-- Begin --

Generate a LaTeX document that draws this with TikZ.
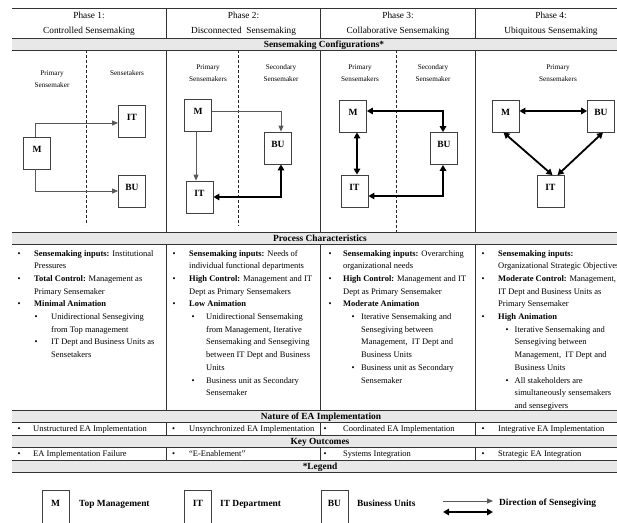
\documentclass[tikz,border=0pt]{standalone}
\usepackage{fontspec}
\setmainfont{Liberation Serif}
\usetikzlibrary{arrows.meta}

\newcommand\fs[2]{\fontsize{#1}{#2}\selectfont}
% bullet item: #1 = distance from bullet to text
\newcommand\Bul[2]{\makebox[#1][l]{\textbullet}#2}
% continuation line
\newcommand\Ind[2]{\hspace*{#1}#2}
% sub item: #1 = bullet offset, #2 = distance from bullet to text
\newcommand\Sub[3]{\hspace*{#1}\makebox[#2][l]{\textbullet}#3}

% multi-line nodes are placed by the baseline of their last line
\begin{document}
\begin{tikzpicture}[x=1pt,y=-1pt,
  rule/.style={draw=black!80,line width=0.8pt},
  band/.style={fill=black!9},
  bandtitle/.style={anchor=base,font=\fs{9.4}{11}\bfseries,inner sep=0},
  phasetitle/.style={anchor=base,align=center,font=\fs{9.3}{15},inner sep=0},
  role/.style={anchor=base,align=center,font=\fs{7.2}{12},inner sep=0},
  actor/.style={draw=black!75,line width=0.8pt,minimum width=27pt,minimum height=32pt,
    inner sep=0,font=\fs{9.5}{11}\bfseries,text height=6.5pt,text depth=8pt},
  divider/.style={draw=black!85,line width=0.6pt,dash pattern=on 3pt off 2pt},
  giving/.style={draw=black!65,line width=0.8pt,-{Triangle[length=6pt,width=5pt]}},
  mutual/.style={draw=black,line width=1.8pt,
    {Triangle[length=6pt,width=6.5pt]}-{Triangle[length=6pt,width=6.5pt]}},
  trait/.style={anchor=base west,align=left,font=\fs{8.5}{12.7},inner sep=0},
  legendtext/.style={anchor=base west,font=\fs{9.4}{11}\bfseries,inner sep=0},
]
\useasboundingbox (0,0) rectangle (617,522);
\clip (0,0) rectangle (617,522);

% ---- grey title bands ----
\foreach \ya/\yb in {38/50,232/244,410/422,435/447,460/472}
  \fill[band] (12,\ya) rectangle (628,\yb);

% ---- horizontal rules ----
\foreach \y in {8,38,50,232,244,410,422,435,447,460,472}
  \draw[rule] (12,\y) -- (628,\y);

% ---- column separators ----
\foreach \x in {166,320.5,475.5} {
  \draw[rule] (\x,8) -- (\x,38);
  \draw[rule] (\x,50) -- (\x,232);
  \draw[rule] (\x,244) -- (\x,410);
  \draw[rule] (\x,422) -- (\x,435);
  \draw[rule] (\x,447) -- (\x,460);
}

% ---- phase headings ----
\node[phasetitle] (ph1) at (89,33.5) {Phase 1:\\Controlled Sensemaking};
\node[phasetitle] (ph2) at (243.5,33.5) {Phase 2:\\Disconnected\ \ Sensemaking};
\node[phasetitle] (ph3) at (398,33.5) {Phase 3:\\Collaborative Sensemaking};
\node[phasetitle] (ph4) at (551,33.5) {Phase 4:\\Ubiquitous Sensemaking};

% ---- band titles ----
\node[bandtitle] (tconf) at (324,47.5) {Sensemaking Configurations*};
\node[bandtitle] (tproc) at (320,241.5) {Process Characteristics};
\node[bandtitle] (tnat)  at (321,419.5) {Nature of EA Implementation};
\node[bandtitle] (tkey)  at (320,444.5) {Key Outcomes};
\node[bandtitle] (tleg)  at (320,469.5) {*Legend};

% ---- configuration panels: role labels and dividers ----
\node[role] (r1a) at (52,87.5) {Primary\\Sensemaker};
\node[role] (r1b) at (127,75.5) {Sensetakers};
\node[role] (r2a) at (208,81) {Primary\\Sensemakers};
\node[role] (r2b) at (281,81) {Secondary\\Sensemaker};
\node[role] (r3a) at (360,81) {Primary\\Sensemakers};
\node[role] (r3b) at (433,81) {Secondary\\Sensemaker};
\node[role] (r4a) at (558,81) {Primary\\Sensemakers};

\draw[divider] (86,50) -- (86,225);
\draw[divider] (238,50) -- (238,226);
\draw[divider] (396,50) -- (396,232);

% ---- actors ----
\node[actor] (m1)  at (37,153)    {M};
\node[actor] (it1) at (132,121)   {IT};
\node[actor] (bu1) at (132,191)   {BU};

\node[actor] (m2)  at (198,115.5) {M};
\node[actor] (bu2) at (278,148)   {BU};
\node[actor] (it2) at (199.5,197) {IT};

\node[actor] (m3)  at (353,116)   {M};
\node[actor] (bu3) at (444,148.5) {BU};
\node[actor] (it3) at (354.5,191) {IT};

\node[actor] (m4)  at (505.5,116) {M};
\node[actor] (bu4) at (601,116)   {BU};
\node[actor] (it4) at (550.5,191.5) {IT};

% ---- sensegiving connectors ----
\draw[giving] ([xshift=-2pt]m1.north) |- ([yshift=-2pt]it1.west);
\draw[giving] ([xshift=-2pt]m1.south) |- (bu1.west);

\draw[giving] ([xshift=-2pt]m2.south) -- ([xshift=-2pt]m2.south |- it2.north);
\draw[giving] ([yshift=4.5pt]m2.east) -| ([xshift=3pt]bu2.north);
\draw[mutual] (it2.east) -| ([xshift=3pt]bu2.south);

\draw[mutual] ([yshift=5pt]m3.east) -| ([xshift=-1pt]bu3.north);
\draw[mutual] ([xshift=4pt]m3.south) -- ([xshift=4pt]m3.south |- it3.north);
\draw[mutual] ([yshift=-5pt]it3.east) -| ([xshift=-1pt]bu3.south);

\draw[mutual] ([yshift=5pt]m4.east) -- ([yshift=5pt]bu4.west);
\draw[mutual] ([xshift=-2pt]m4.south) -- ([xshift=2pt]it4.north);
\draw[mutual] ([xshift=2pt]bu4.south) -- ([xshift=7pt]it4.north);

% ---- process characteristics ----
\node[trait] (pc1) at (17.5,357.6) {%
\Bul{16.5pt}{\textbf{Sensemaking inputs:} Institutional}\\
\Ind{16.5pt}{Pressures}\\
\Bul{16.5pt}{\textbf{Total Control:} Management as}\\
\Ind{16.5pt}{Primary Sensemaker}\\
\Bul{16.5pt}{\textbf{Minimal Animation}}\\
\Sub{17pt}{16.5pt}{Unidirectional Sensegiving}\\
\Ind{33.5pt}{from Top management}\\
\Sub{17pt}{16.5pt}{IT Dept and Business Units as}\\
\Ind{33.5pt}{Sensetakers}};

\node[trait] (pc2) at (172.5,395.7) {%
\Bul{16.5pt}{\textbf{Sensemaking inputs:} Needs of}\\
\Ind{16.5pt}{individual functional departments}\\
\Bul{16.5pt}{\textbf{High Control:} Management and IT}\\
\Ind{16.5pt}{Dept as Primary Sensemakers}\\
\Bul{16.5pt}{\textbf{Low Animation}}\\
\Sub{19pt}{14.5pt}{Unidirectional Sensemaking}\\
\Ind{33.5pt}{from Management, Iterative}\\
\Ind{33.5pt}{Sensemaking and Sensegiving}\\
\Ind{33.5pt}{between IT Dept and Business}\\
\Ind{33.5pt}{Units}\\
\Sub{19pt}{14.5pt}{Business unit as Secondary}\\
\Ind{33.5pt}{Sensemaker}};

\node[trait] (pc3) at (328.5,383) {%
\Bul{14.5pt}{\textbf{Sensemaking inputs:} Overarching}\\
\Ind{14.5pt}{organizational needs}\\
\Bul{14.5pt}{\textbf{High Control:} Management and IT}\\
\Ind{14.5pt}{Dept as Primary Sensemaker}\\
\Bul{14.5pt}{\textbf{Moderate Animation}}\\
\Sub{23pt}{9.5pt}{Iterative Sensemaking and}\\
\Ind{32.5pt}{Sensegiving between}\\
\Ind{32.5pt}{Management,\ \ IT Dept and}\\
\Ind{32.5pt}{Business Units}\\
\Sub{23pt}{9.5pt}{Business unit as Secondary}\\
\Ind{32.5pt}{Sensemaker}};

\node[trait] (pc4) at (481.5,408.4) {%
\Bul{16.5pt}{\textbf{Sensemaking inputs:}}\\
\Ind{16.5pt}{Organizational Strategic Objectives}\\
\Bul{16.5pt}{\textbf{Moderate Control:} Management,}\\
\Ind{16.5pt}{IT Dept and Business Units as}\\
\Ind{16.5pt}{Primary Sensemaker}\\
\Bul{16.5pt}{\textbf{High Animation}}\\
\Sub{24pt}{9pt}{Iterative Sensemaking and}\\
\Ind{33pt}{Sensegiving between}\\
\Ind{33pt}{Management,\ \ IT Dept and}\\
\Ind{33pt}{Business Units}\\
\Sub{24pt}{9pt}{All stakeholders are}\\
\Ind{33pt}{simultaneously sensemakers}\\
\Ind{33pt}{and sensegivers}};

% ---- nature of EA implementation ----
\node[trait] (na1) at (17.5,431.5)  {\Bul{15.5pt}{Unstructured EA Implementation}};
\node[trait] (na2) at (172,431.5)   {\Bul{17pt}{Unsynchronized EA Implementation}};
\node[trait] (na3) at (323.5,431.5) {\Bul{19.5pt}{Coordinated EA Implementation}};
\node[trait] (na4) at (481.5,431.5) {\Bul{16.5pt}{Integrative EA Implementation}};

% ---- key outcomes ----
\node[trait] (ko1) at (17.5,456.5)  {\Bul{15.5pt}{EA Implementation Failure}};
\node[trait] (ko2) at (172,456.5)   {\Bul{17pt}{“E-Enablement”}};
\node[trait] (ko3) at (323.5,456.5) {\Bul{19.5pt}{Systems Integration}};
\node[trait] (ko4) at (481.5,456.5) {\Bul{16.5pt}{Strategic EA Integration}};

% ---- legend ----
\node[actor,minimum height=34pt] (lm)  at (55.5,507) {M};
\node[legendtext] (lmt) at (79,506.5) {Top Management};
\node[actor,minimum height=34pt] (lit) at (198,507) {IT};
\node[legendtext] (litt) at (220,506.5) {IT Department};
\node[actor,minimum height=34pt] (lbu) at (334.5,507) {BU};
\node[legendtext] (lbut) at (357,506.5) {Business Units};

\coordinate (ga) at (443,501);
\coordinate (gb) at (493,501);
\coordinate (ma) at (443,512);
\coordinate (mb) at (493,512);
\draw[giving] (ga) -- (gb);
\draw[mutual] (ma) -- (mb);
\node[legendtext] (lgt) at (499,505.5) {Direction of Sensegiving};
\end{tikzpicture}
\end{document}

-- End --

Exercise objective: Go from the first line of the listing to the line holding "(12,\y) -- (628,\y);" and, please, transcribe those lines exactly, both included, with no pictures.

Written answer:
Generate a LaTeX document that draws this with TikZ.
\documentclass[tikz,border=0pt]{standalone}
\usepackage{fontspec}
\setmainfont{Liberation Serif}
\usetikzlibrary{arrows.meta}

\newcommand\fs[2]{\fontsize{#1}{#2}\selectfont}
% bullet item: #1 = distance from bullet to text
\newcommand\Bul[2]{\makebox[#1][l]{\textbullet}#2}
% continuation line
\newcommand\Ind[2]{\hspace*{#1}#2}
% sub item: #1 = bullet offset, #2 = distance from bullet to text
\newcommand\Sub[3]{\hspace*{#1}\makebox[#2][l]{\textbullet}#3}

% multi-line nodes are placed by the baseline of their last line
\begin{document}
\begin{tikzpicture}[x=1pt,y=-1pt,
  rule/.style={draw=black!80,line width=0.8pt},
  band/.style={fill=black!9},
  bandtitle/.style={anchor=base,font=\fs{9.4}{11}\bfseries,inner sep=0},
  phasetitle/.style={anchor=base,align=center,font=\fs{9.3}{15},inner sep=0},
  role/.style={anchor=base,align=center,font=\fs{7.2}{12},inner sep=0},
  actor/.style={draw=black!75,line width=0.8pt,minimum width=27pt,minimum height=32pt,
    inner sep=0,font=\fs{9.5}{11}\bfseries,text height=6.5pt,text depth=8pt},
  divider/.style={draw=black!85,line width=0.6pt,dash pattern=on 3pt off 2pt},
  giving/.style={draw=black!65,line width=0.8pt,-{Triangle[length=6pt,width=5pt]}},
  mutual/.style={draw=black,line width=1.8pt,
    {Triangle[length=6pt,width=6.5pt]}-{Triangle[length=6pt,width=6.5pt]}},
  trait/.style={anchor=base west,align=left,font=\fs{8.5}{12.7},inner sep=0},
  legendtext/.style={anchor=base west,font=\fs{9.4}{11}\bfseries,inner sep=0},
]
\useasboundingbox (0,0) rectangle (617,522);
\clip (0,0) rectangle (617,522);

% ---- grey title bands ----
\foreach \ya/\yb in {38/50,232/244,410/422,435/447,460/472}
  \fill[band] (12,\ya) rectangle (628,\yb);

% ---- horizontal rules ----
\foreach \y in {8,38,50,232,244,410,422,435,447,460,472}
  \draw[rule] (12,\y) -- (628,\y);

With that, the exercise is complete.